Why are trees such great drivers? They always take the shortest root.
What did the nut tree say when his wife left him? I walnut stand for this!
A woman who gave birth in a tree was sent to jail
She was charged with treeson
What did the tree tell the drill? You bore me.
Why do trees always walk so slowly? All they can do is lumber around.
How do trees get onto the internet? They just log on.
Why was the evergreen so lonely in high school? She was always pining to become a part of the poplar kids.
What do you call a martial arts expert in a tree?
Bruce Leaf.
How the tree introduce themselves to the dentist?
“Implant”
Why are trees so active in politics? They really like grass roots movements.
Did you hear about the big company that made syrup from contaminated trees? They maple their syrup from the shelves.
Why did the aspen date the poplar? She really found him to be in-tree-guing.
What side of the tree contains the most leaves? The outside, of course.
How do you describe an acorn in one sentence? In a nutshell, it is an oak tree.
Why is it always quiet in the forest? Because all of the trees sleep like a dog.
When is a piece of wood made king? when its a ruler
What happens to romantic trees on Valentine’s Day? They get all sappy.

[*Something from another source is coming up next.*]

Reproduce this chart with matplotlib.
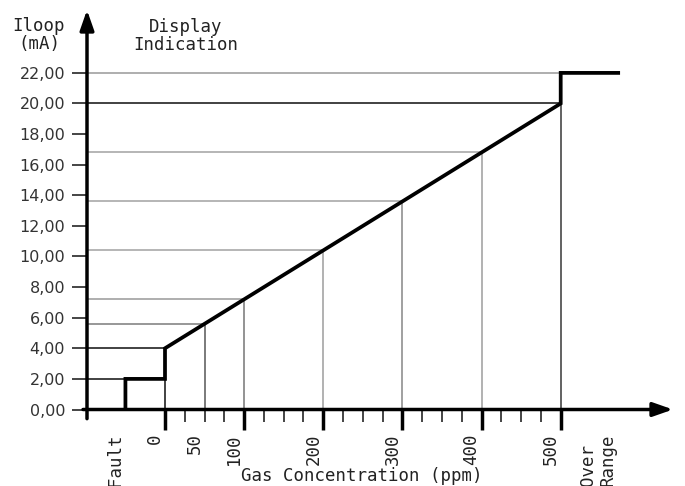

What do you call a nice tree that does not have any teeth? Sweetgums.
What did Betula pendula tell her little sister when she was annoyed? Leaf me alone, birch.
Why were the spruces in a group of three? They like to travel as a tree-o.
Why are trees such great thieves? They really have sticky fingers.
Don’t ask me for any tree puns.
Acacia haven’t noticed I’m all out.
Where did the Adansonia tree go to get a quick trim? To the baobarber.
What is the hardest part about being a tree? You have so many limbs, but you still can’t walk.
How did the pines and firs end their war? With a tree-ty.
Which tree is more annoying, pine or oak?
Pine. Because pine needles while oak leaves.
What do pines eat for breakfast? Past-trees.
Why was it hard for police to catch the tree bandit? He had them stumped.
What types of plants do you get after you plant kisses? Tulips.
What looks like half a pine tree? The other half.
. How can you easily identify a dogwood tree? By listening to the bark.